:: AIM ::
Quote from the first line below through the line that contains "3500, 4000, 4500]", both included, and leave the pictures out.

:: DATA ::

--------

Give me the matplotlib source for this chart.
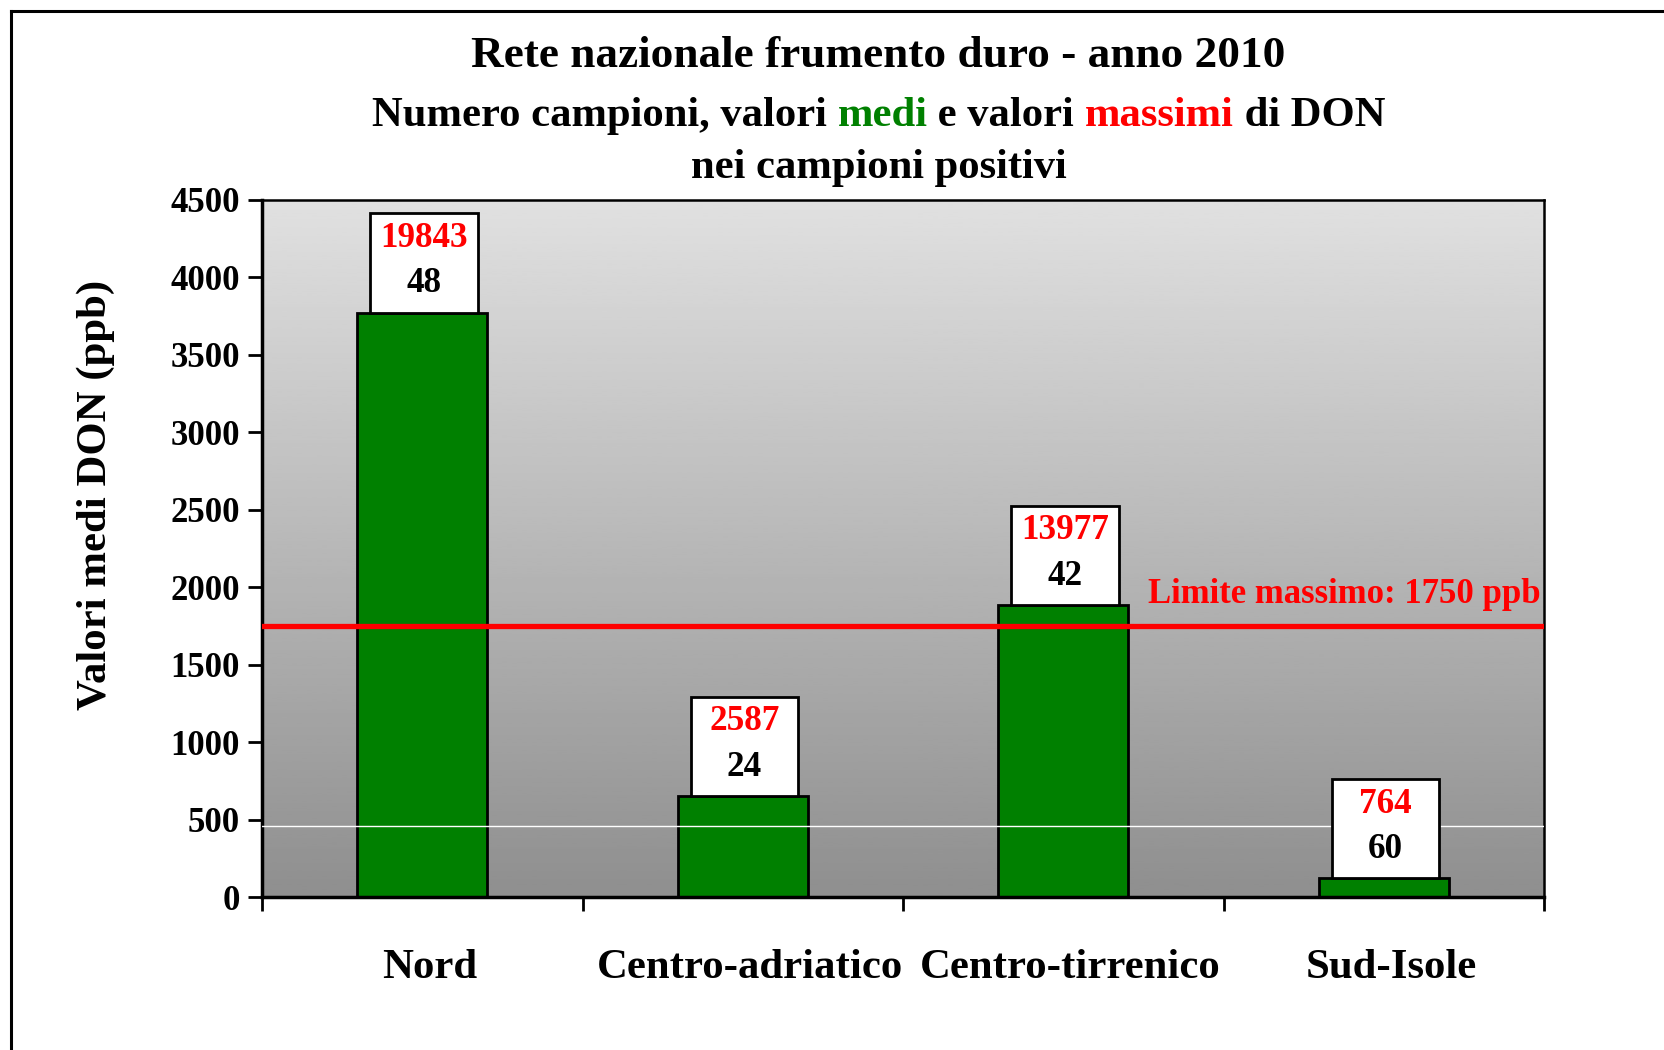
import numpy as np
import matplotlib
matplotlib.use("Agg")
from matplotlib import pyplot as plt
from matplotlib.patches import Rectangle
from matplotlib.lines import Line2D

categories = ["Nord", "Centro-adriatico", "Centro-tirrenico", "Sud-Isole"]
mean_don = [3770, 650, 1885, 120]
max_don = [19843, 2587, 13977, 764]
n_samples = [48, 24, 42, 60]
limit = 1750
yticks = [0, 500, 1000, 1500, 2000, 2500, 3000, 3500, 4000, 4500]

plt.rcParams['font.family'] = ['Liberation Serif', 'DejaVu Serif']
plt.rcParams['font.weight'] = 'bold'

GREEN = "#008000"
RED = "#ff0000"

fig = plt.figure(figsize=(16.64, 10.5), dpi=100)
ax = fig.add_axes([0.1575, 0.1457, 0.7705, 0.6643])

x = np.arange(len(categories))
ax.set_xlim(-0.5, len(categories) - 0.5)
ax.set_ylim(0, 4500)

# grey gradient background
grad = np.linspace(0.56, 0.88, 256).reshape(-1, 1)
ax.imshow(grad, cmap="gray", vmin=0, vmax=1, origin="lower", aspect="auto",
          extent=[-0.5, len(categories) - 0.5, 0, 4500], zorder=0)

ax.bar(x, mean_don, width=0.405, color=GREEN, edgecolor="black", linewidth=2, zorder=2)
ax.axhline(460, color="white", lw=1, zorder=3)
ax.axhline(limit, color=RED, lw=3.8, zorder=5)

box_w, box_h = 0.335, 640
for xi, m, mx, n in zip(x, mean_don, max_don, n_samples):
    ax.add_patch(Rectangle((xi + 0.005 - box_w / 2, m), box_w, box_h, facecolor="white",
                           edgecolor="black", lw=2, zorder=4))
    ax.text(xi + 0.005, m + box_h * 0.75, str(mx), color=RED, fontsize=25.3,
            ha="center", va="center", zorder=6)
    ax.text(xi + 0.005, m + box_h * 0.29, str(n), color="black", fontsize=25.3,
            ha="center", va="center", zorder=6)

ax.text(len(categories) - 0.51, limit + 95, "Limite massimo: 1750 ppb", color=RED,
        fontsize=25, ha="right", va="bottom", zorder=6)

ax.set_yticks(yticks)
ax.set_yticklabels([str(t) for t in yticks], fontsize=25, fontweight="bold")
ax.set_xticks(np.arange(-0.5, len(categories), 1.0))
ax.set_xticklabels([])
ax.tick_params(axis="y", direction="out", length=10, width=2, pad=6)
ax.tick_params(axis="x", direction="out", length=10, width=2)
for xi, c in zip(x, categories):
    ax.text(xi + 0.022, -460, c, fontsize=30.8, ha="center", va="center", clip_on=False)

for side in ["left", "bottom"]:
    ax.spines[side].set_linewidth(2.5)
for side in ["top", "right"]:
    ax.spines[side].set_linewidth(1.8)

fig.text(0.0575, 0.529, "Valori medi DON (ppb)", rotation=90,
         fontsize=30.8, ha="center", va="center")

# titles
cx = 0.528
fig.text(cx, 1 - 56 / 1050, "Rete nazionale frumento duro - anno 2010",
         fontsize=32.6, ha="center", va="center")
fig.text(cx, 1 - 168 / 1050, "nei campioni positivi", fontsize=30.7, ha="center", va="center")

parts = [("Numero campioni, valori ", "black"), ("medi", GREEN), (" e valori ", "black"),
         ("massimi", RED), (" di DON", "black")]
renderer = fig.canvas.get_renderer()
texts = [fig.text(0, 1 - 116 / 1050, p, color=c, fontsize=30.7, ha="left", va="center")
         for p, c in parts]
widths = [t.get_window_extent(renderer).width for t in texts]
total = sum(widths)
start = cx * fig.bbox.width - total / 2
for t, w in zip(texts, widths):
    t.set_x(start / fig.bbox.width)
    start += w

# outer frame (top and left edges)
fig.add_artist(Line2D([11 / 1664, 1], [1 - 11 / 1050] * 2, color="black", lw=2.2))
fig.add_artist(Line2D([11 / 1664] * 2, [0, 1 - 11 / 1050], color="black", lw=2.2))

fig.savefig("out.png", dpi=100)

--------

:: PROBLEM SOLUTION ::
Give me the matplotlib source for this chart.
import numpy as np
import matplotlib
matplotlib.use("Agg")
from matplotlib import pyplot as plt
from matplotlib.patches import Rectangle
from matplotlib.lines import Line2D

categories = ["Nord", "Centro-adriatico", "Centro-tirrenico", "Sud-Isole"]
mean_don = [3770, 650, 1885, 120]
max_don = [19843, 2587, 13977, 764]
n_samples = [48, 24, 42, 60]
limit = 1750
yticks = [0, 500, 1000, 1500, 2000, 2500, 3000, 3500, 4000, 4500]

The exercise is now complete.